Wrong, wrong, wrong. I’d stepped right into her web.

“You think you can handle all this nice weather?”

How smarmy! She’d handed me the “can you handle too much of a good thing” line. I was sunk. Remarks about my pasty-white skin and the spores growing on my back were just around the corner. I had to fight back. I needed to score – big!

“Alligators eaten any of your cats lately?” I said jokingly. Ha, that’d get her.

“Why would you say that! We’d had Fluff for almost 12 years. He just couldn’t run as fast as he used to. The kids are still upset.”

“What? I was joking. Nobody told me.”

“Look, if you prefer tundra to paradise that’s fine. I didn't call asking for insults. I just called to wish you a Merry Christmas.”

“I’m sorry,” I said. “Merry Christmas, and Happy New Year.”

So How Did That Piece of Drivel Ever Get Published?

            If you really think it is crap, you should see the original. Or maybe I should find the original. The copy I was working off of had so many typos and errors that I find it hard to believe that it is the actual finished work that was published, up in chilly Alberta, Canada way back in 1995.

            How it got published is easy enough. “Feel Good, Alberta” was a new start-up venture for Alberta. Although the title may have suggested swingers or any number of sexual escapades it was actually all about living healthy. My column was the healthy dose of humor. I was just like Dave Barry or Erma Bombeck if either of them ever happened to be unfunny.

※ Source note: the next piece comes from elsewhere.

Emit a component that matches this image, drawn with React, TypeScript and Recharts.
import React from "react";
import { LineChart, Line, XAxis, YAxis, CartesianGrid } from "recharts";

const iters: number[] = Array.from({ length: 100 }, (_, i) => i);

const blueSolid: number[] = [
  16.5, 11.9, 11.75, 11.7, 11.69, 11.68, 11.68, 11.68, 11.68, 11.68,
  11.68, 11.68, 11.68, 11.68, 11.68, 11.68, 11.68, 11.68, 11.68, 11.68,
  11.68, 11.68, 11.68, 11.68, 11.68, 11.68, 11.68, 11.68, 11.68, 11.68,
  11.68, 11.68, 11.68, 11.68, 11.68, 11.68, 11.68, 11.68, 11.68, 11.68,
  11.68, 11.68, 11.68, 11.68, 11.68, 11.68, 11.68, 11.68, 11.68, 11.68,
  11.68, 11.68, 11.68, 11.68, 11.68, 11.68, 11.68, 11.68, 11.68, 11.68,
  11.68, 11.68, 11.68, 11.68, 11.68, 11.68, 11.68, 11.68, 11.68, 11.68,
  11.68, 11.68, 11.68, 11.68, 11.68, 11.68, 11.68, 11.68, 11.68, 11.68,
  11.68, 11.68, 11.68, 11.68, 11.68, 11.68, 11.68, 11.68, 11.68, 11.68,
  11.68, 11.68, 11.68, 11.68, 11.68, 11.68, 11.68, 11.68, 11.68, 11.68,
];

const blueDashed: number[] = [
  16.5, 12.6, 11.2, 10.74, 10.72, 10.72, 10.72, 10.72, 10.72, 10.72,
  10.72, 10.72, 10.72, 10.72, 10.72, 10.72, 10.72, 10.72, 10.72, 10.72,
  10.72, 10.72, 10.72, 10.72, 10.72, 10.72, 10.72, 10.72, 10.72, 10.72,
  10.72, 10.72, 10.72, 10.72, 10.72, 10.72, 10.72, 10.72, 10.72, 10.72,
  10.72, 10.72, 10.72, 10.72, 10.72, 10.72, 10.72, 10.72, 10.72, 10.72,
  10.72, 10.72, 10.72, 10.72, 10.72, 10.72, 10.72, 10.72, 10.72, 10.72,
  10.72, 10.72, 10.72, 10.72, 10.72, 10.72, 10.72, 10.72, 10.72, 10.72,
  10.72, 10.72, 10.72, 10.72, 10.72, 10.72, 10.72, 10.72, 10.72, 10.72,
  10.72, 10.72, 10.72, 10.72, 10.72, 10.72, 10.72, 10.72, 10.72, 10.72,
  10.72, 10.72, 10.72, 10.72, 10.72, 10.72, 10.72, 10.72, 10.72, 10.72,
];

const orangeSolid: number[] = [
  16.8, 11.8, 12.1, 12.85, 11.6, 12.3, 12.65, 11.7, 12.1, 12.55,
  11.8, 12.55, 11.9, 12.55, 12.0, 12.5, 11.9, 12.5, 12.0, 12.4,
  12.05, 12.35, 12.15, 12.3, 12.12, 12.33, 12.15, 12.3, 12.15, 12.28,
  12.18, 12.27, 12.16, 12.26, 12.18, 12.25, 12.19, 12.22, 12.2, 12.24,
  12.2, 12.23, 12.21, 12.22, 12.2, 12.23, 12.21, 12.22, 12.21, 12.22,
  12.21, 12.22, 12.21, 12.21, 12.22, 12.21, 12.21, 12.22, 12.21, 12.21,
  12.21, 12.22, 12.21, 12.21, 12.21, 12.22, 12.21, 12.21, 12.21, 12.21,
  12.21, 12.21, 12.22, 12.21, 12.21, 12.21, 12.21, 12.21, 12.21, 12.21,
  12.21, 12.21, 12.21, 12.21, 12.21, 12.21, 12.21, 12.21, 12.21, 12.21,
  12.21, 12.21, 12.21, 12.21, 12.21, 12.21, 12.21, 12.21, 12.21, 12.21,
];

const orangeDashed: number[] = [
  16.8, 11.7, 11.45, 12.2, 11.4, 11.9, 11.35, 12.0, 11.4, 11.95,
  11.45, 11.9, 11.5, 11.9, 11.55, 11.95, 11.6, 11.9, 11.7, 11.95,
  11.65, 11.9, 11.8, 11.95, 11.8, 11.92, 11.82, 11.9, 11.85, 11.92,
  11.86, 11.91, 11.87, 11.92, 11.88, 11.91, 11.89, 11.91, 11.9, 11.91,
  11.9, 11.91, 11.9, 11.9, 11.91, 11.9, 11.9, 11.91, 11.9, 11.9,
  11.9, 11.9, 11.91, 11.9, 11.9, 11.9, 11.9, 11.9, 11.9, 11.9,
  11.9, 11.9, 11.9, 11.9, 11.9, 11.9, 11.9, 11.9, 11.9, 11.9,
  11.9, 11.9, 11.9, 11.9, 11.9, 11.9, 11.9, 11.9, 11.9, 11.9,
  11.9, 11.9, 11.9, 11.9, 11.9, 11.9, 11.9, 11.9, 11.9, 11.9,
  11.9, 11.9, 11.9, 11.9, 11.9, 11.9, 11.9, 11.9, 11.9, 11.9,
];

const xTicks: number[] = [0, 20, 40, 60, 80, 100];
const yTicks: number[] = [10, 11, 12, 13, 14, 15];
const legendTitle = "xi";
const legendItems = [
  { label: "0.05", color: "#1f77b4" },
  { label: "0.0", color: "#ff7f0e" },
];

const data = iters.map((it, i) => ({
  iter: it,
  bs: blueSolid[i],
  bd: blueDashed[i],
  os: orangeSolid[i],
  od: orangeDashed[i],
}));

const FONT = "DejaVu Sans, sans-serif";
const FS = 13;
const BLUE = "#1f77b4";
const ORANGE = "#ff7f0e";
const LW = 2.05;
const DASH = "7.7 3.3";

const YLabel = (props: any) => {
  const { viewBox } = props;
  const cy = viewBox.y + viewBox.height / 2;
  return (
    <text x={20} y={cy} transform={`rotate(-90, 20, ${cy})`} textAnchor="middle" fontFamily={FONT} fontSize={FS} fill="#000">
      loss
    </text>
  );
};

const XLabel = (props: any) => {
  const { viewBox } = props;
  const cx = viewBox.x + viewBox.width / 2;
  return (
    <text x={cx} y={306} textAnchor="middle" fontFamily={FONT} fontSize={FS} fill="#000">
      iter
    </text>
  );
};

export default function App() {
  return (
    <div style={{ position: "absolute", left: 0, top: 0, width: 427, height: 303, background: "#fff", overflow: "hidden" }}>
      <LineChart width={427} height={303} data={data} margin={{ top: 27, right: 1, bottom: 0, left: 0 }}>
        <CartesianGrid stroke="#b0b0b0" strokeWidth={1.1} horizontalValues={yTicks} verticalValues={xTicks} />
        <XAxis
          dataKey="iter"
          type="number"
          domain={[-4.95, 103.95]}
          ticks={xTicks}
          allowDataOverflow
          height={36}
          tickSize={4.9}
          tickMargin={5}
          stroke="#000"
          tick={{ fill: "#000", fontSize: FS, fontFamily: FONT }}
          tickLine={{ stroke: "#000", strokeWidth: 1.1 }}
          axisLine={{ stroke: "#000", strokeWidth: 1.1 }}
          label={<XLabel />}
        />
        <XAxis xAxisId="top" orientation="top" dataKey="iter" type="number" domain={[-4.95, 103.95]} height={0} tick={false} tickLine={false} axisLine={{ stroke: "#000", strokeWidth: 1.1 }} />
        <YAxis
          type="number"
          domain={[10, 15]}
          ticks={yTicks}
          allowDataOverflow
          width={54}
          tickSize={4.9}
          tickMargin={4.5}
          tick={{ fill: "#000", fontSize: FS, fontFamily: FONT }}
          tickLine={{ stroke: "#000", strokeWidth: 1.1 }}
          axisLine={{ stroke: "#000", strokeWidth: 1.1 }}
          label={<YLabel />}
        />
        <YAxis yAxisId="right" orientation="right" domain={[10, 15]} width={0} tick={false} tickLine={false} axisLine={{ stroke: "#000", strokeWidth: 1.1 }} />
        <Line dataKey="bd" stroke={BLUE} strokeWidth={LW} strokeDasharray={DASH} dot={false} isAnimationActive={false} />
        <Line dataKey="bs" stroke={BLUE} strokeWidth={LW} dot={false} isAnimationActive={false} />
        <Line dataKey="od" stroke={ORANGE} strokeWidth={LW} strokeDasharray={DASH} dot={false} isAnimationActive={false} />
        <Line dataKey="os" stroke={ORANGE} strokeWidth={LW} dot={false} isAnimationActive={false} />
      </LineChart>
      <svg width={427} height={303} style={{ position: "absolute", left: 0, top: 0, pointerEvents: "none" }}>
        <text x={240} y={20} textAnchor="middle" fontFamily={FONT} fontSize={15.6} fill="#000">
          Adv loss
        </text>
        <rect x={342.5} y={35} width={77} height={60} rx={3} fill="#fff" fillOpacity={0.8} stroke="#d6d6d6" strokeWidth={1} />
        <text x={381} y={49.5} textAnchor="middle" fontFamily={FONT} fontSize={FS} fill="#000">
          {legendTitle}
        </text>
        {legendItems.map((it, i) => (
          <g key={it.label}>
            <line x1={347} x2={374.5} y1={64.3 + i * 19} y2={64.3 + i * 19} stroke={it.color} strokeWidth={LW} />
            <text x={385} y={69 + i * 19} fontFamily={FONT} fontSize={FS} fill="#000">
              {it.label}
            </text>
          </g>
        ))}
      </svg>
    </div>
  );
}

The column was dropped after a couple of months as the magazine found a new source of revenue. Doctors, mostly chiropractors actually, paid to have their articles published. Fortunately these articles always included helpful information such as phone numbers and business hours. In any event whether I sucked or was secretly brilliant the days of paying people to write for the magazine had passed. As an actually brilliant writer once said, “So, it goes.”

The Final Tune for the Evening.

            The evening ends with “Money Talks” by Danny Hull & Chris Cain. It’s not exactly a peace & love song; well it’s not a peace & love type song at all. It’s a money talks and BS walks song, and there you have it!